É de confirmar a decisão recorrida.
I.I.I. DECISÃO
Pelo exposto, acorda-se em negar provimento ao recurso, confirmando-se a decisão recorrida - 87º, CPT e 663, CPC
Custas a cargo da recorrente.
Notifique.
*
16-03-2023

Maria Leonor Chaves dos Santos Barroso (relatora)
Francisco Sousa Martins
Antero Dinis Ramos Veiga


[1] Segundo os artigos 635º/4, e 639º e 640º do CPC.
[2] Ac.
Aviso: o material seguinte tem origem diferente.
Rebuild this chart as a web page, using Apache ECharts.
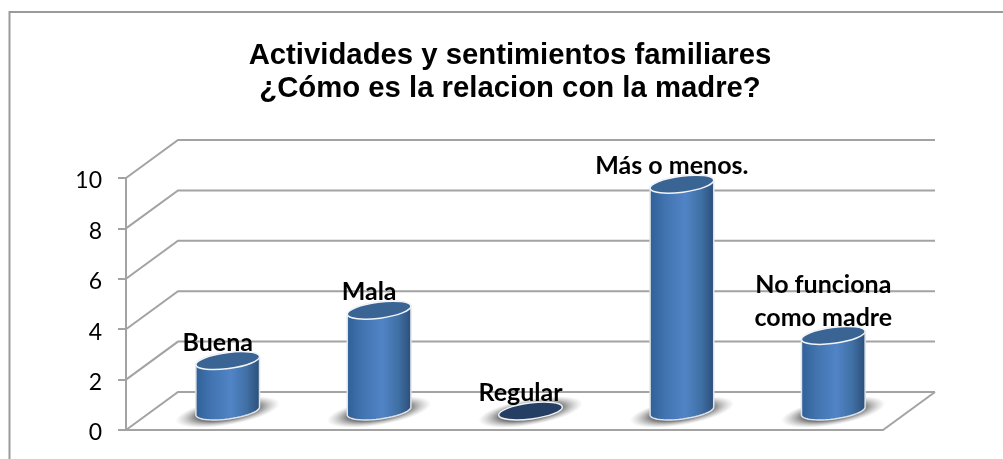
<!DOCTYPE html>
<html><head><meta charset="utf-8">
<style>html,body{margin:0;padding:0;background:#fff}#c{width:1003px;height:459px}</style>
<script src="https://cdn.jsdelivr.net/npm/echarts@6/dist/echarts.min.js"></script>
</head><body><div id="c"></div>
<script>
const titleText = 'Actividades y sentimientos familiares\n¿Cómo es la relacion con la madre?';
const categories = ['Buena', 'Mala', 'Regular', 'Más o menos.', 'No funciona\ncomo madre'];
const values = [2, 4, 0, 9, 3];
const yTicks = [0, 2, 4, 6, 8, 10];

const depthX = 52, depthY = 38, tilt = -7.5 * Math.PI / 180;
const gridColor = '#a3a3a3';

function ellPt(cx, cy, rx, ry, t) {
  const x = rx * Math.cos(t), y = ry * Math.sin(t);
  return [cx + x * Math.cos(tilt) - y * Math.sin(tilt), cy + x * Math.sin(tilt) + y * Math.cos(tilt)];
}
function renderWall(params, api) {
  const y0 = api.coord([0, api.value(1)])[1];
  const cs = params.coordSys;
  const x0 = cs.x, x1 = cs.x + cs.width;
  const children = [{
    type: 'polyline',
    shape: { points: [[x0, y0], [x0 + depthX, y0 - depthY], [x1 + depthX, y0 - depthY]] },
    style: { fill: null, stroke: gridColor, lineWidth: 2 }
  }];
  if (api.value(1) === 0) {
    children.push({
      type: 'line',
      shape: { x1: x1, y1: y0, x2: x1 + depthX, y2: y0 - depthY },
      style: { stroke: gridColor, lineWidth: 2 }
    });
  }
  return { type: 'group', children };
}
function renderCyl(params, api) {
  const i = api.value(0), v = api.value(1);
  const p0 = api.coord([i, 0]), p1 = api.coord([i, v]);
  const cx = p0[0] + depthX / 2, by = p0[1] - depthY / 2, ty = p1[1] - depthY / 2;
  const rx = api.size([1, 0])[0] * 0.212, ry = 8;
  const children = [];
  const sy = 0.25, sr = rx * 1.65;
  children.push({
    type: 'circle', shape: { cx: 0, cy: 0, r: sr }, x: cx, y: by + 1, scaleX: 1, scaleY: sy, rotation: 0.17,
    style: { fill: { type: 'radial', x: 0.5, y: 0.5, r: 0.5, colorStops: [
      { offset: 0, color: 'rgba(70,70,70,1)' }, { offset: 0.6, color: 'rgba(100,100,100,0.85)' }, { offset: 1, color: 'rgba(170,170,170,0)' }] } }
  });
  if (v > 0) {
    const pts = [];
    for (let k = 0; k <= 24; k++) pts.push(ellPt(cx, by, rx, ry, Math.PI - Math.PI * k / 24));
    for (let k = 0; k <= 24; k++) pts.push(ellPt(cx, ty, rx, ry, -Math.PI * k / 24));
    children.push({
      type: 'polygon', shape: { points: pts },
      style: { stroke: '#dfe4ea', lineWidth: 1.5, fill: { type: 'linear', x: 0, y: 0, x2: 1, y2: 0, colorStops: [
        { offset: 0, color: '#2f5f96' }, { offset: 0.25, color: '#4274b0' }, { offset: 0.55, color: '#5184c6' },
        { offset: 0.8, color: '#3f6fa3' }, { offset: 1, color: '#2b4d78' }] } }
    });
  }
  children.push({
    type: 'ellipse', shape: { cx: cx, cy: ty, rx: rx, ry: ry }, rotation: -tilt, originX: cx, originY: ty,
    style: { fill: v > 0 ? '#3a6493' : '#243f63', stroke: '#f2f4f7', lineWidth: 1.5 }
  });
  children.push({
    type: 'text',
    style: { x: cx - 10, y: ty - 18 - (String(categories[i]).includes('\n') ? 16 : 0), text: categories[i], align: 'center', verticalAlign: 'middle',
      font: 'bold 25px Lato, "Open Sans", sans-serif', fill: '#000', lineHeight: 33 }
  });
  return { type: 'group', children };
}

const chart = echarts.init(document.getElementById('c'), null, { renderer: 'canvas' });
chart.setOption({
  animation: false,
  backgroundColor: '#fff',
  title: {
    text: titleText, left: 505, top: 34, textAlign: 'center',
    textStyle: { fontFamily: '"Liberation Sans", Arial, sans-serif', fontWeight: 'bold', fontSize: 29.3, lineHeight: 33, color: '#000' }
  },
  graphic: [{ type: 'rect', silent: true, z: -1, shape: { x: 9.5, y: 12, width: 1100, height: 500 },
    style: { fill: null, stroke: '#9a9a9a', lineWidth: 2 } }],
  grid: { left: 126, right: 120, top: 178, bottom: 29 },
  xAxis: { type: 'category', data: categories, axisTick: { show: false }, axisLabel: { show: false },
    axisLine: { lineStyle: { color: gridColor, width: 2 } } },
  yAxis: { type: 'value', min: 0, max: 10, interval: 2, splitLine: { show: false },
    axisLine: { show: true, lineStyle: { color: gridColor, width: 2 } },
    axisTick: { show: true, length: 8, lineStyle: { color: gridColor, width: 2 } },
    axisLabel: { margin: 24, color: '#000', fontFamily: 'Lato, "Open Sans", sans-serif', fontSize: 23, verticalAlign: 'top', lineHeight: 6 } },
  series: [
    { type: 'custom', name: 'wall', silent: true, clip: false, z: 1, renderItem: renderWall,
      data: yTicks.map(t => [0, t]), encode: { x: 0, y: 1 } },
    { type: 'custom', name: 'valores', silent: true, clip: false, z: 2, renderItem: renderCyl,
      data: values.map((v, i) => [i, v]), encode: { x: 0, y: 1 } }
  ]
});
</script></body></html>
STJ de 29-04-2015, p. 306/12.6TTCVL.C1.S1, in www.dgsi.pt.
[3] José Lebre de Freitas e Isabel Alexandre, CPC anotado, 2~V., 4º ed., p. 707.
[4] Segundo os artigos 635º/4, e 639º e 640º do CPC.
[5] Acórdão da Relação do Porto de 23.03.2015, Relatora: Desembargadora Maria José Costa Pinto, in www.dgsi.pt:
“À procedência do procedimento cautelar de suspensão de despedimento basta a verificação dos requisitos previstos no art. 39º, nº 1 do CPT, não constituindo seu pressuposto o "periculum in mora", nem constituindo hipótese de recusa da providência o facto de o prejuízo decorrente para o empregador do decretamento da providência exceder os danos que com ela a recorrida pretende evitar.”
[6] Direito do Trabalho, Almedina, 9º ed., p. 1006.
[7] Maria do Rosário Palma Ramalho, Tratado de Direito do Trabalho, Parte II, 4º ed., p. 820
[8] Direito do Trabalho, Almedina, 19º ed., p. 348-9.
[9] Maria do Rosário  Palma Ramalho, ob cit., p. 819, e na jurisprudência, entre tantos, ao nível do STJ, os acórdãos de 17-10-2001, 28-10-2020, 6-11-2019, 22-02-2017, dois ac.s de 23-11-2011, R. Pinto Hespanhol e R. Fernandes Cadilhe
[10] Este último a decidir a arguição de nulidades.